Work to be completed> Reading down the listing below, count the lines where the word "chart" shows up, then give only that count.

# start of Source data

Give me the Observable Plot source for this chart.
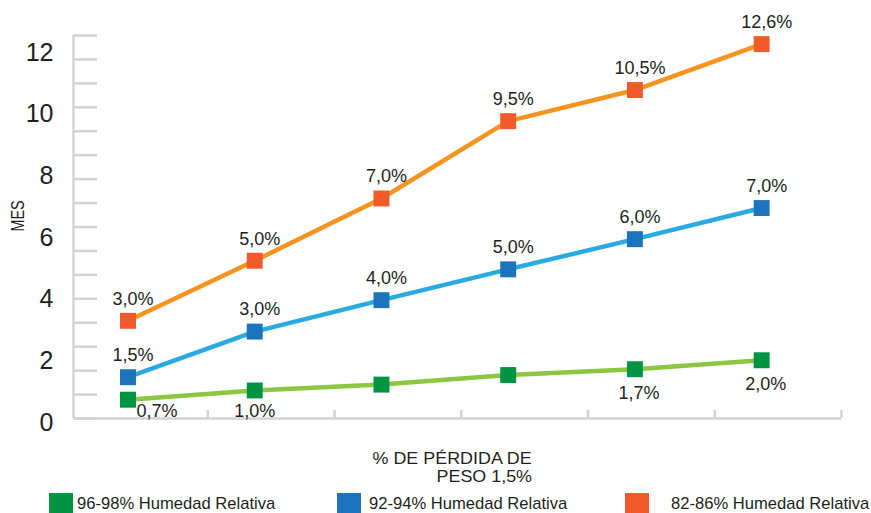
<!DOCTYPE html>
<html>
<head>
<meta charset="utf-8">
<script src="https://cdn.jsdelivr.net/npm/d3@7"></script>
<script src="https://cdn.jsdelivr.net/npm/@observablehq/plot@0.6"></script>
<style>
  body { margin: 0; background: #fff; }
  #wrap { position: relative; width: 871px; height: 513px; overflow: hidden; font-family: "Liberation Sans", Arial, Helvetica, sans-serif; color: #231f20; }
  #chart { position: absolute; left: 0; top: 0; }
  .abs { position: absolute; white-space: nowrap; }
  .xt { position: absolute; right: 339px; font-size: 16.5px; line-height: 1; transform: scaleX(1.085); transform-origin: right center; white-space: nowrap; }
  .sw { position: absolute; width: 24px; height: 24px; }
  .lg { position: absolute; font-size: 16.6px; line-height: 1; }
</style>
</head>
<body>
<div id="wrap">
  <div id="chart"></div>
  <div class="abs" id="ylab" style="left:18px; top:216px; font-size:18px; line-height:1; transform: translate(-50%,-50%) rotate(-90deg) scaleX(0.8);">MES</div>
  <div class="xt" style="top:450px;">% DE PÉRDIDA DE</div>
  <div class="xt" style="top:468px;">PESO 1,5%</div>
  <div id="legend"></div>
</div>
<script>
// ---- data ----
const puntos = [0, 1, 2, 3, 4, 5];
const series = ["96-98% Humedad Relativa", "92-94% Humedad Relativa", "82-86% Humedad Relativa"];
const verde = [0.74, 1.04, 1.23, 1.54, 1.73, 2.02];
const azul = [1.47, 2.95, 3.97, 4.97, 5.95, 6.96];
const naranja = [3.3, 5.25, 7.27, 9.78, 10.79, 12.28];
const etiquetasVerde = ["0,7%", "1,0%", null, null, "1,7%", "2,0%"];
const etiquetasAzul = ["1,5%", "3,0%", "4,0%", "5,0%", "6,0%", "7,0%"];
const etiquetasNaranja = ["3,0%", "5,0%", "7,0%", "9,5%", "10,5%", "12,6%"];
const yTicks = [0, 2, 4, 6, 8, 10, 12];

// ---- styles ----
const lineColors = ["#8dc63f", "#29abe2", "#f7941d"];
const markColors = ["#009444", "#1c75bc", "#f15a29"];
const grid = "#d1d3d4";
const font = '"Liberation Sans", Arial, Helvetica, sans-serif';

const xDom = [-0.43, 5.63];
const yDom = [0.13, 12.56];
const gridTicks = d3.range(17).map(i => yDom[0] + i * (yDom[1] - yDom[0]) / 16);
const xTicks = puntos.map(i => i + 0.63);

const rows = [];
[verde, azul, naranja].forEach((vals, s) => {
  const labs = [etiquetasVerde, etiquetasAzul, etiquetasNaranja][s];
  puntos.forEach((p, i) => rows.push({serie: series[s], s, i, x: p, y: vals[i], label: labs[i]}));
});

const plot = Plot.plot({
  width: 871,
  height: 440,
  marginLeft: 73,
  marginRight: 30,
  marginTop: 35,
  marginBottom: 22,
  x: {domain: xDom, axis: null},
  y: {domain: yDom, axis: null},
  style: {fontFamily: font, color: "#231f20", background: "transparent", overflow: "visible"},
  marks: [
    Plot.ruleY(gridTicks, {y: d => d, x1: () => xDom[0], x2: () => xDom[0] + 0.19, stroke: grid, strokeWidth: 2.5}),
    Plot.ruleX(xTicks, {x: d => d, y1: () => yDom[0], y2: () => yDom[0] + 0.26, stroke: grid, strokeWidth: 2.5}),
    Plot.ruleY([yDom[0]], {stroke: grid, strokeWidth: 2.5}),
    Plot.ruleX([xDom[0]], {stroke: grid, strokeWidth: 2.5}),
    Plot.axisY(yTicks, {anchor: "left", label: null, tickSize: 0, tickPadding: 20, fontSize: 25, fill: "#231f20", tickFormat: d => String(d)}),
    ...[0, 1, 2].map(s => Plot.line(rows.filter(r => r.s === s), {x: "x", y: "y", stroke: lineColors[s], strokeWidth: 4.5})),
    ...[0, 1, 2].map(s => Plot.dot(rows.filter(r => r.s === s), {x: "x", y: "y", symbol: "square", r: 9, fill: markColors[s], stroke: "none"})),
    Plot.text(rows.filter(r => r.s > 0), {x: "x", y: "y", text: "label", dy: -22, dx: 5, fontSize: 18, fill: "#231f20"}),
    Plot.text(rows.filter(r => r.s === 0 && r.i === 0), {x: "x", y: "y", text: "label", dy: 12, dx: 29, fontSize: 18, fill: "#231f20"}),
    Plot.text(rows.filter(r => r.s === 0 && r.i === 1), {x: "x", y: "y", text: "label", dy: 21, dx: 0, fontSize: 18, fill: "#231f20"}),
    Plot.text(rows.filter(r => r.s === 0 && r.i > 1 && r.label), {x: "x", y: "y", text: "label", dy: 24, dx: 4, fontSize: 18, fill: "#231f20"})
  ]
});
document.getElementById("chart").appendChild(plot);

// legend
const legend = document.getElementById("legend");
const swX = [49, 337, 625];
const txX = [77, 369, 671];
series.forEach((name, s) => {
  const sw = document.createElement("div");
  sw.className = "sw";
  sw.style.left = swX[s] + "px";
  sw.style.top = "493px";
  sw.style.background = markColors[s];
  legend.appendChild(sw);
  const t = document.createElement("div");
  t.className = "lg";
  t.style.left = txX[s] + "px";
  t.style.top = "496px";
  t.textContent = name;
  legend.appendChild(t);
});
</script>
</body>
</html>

# end of Source data

Full answer> 4